## [AIM]
Leave out all pictures. Return exactly the lines from the top of the material through the line containing "import plotly.graph_objects as go".

········

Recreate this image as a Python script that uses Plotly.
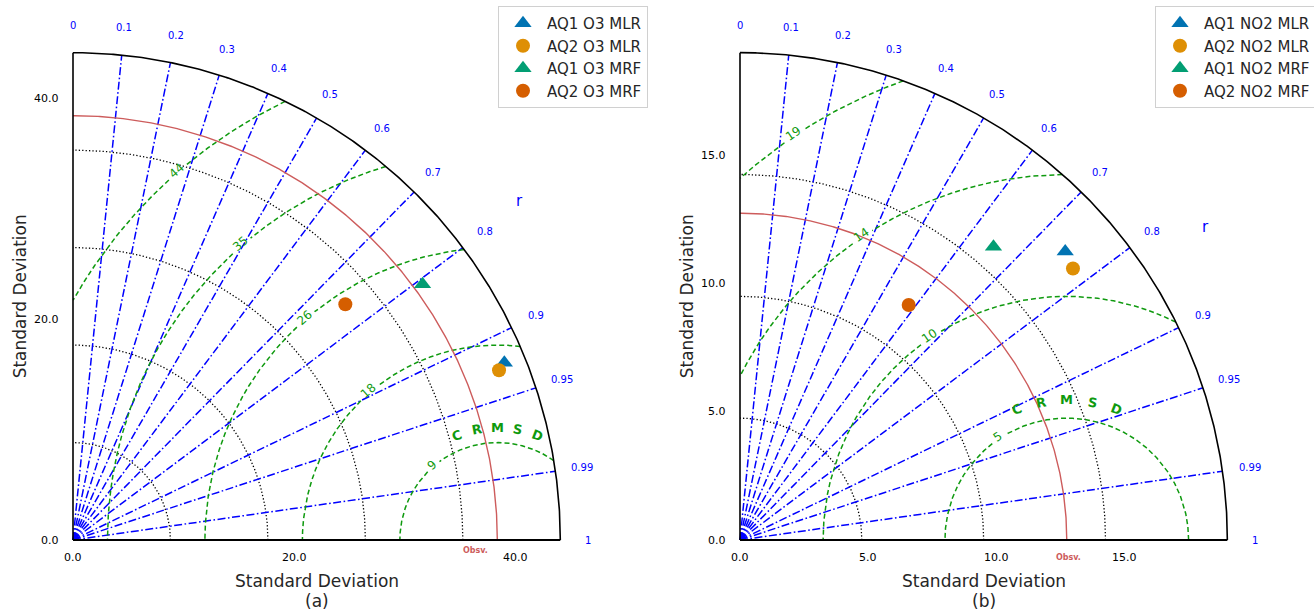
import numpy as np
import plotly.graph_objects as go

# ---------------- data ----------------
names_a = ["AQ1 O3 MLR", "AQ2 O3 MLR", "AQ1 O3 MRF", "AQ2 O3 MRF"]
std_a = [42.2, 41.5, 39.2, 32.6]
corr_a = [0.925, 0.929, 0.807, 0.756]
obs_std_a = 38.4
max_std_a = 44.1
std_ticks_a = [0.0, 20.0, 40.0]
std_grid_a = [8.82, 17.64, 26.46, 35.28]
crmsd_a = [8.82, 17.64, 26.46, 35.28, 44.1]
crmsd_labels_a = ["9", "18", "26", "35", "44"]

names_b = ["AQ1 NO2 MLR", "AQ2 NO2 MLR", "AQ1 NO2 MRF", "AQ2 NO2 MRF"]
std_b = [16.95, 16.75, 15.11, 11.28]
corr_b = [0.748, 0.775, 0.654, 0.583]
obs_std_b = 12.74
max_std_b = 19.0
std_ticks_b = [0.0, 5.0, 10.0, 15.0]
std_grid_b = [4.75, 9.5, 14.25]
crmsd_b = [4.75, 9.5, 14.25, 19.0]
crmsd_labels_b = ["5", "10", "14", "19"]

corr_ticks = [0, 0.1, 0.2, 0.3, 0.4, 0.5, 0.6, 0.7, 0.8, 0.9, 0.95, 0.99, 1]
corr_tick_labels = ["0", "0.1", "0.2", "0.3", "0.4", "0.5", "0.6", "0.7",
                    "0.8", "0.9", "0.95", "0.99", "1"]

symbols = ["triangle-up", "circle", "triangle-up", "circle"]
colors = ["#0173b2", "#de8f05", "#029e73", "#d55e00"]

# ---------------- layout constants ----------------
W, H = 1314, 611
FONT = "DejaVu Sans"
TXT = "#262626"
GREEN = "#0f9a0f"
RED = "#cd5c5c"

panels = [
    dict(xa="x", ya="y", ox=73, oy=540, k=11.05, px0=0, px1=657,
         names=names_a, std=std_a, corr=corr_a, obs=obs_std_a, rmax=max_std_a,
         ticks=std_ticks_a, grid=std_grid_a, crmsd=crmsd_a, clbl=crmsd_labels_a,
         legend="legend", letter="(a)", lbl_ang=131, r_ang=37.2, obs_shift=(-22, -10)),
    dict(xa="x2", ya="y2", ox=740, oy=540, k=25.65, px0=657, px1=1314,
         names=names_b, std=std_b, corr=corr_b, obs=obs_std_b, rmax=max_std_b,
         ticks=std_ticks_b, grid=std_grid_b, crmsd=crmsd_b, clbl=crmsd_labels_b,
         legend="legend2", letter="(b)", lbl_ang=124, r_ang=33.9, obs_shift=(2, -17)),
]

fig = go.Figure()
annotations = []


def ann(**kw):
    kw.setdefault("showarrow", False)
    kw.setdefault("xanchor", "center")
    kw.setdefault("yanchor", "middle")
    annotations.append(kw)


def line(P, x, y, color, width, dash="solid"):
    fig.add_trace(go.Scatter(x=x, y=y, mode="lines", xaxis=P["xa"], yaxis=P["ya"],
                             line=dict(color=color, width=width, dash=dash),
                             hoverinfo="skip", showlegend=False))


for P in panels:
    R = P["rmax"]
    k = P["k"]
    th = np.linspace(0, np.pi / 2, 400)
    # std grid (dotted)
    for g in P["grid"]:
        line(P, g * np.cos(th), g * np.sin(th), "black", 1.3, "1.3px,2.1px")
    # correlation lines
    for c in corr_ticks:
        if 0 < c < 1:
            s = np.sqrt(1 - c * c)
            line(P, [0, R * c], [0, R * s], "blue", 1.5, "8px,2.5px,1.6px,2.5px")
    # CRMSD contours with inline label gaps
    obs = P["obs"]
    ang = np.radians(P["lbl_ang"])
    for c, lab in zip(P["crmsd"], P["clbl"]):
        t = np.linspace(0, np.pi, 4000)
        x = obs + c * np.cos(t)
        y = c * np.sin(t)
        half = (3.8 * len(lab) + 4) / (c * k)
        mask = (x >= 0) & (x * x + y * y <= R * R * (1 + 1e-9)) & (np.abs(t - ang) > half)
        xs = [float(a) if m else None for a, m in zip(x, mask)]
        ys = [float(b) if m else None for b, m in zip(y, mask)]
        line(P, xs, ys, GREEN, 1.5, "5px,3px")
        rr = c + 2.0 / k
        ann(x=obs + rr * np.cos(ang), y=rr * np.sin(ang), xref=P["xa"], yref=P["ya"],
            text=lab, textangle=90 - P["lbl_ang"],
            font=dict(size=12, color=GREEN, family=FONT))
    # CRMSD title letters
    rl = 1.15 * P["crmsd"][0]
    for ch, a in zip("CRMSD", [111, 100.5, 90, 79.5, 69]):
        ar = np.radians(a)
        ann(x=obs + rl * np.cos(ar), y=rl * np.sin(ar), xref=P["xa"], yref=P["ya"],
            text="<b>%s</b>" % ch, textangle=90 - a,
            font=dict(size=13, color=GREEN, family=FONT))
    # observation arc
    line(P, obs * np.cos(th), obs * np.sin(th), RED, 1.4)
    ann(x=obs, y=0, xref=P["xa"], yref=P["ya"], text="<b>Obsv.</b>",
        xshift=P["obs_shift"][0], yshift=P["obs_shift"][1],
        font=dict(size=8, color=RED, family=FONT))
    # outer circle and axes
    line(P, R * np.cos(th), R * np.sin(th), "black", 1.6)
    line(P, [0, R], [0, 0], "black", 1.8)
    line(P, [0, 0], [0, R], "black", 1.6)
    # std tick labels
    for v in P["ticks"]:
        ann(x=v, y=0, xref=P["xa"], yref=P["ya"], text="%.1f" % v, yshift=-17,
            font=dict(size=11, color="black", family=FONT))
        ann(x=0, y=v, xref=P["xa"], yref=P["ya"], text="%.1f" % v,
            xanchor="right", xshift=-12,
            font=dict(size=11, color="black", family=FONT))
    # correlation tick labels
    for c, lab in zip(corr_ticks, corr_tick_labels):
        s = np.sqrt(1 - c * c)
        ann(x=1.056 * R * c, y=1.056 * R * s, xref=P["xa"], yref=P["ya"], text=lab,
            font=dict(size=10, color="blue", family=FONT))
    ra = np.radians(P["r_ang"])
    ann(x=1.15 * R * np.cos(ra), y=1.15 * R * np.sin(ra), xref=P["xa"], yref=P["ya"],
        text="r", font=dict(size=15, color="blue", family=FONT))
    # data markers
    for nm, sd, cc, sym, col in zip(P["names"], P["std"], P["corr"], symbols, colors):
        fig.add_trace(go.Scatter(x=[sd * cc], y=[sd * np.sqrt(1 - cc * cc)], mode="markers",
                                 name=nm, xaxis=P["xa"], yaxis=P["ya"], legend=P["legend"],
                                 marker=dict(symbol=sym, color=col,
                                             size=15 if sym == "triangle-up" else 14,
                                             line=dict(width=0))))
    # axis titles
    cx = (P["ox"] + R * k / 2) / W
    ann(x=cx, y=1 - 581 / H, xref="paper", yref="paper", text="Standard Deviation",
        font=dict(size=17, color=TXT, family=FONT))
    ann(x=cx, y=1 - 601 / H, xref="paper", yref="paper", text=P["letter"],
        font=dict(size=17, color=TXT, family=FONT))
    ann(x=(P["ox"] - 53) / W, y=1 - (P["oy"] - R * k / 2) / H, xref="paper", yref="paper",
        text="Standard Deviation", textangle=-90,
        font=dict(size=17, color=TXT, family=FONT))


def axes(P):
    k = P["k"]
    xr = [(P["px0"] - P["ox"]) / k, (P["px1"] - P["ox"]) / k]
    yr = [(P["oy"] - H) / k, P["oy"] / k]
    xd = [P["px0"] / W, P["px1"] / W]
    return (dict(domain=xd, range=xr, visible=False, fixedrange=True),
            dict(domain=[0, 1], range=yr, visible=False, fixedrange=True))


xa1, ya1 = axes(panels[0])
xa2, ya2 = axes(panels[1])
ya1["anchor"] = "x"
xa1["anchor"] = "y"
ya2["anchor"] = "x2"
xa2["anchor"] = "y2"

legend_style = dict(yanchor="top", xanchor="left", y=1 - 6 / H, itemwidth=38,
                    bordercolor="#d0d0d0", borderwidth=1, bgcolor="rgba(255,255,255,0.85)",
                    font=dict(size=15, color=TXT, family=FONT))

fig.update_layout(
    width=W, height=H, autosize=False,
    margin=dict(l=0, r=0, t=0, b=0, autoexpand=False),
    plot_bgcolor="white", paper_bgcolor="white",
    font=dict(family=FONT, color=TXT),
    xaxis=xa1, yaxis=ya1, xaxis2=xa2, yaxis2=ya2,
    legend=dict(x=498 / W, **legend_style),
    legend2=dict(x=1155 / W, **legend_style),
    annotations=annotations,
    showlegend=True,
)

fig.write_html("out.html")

········

## [WRITTEN ANSWER]
Recreate this image as a Python script that uses Plotly.
import numpy as np
import plotly.graph_objects as go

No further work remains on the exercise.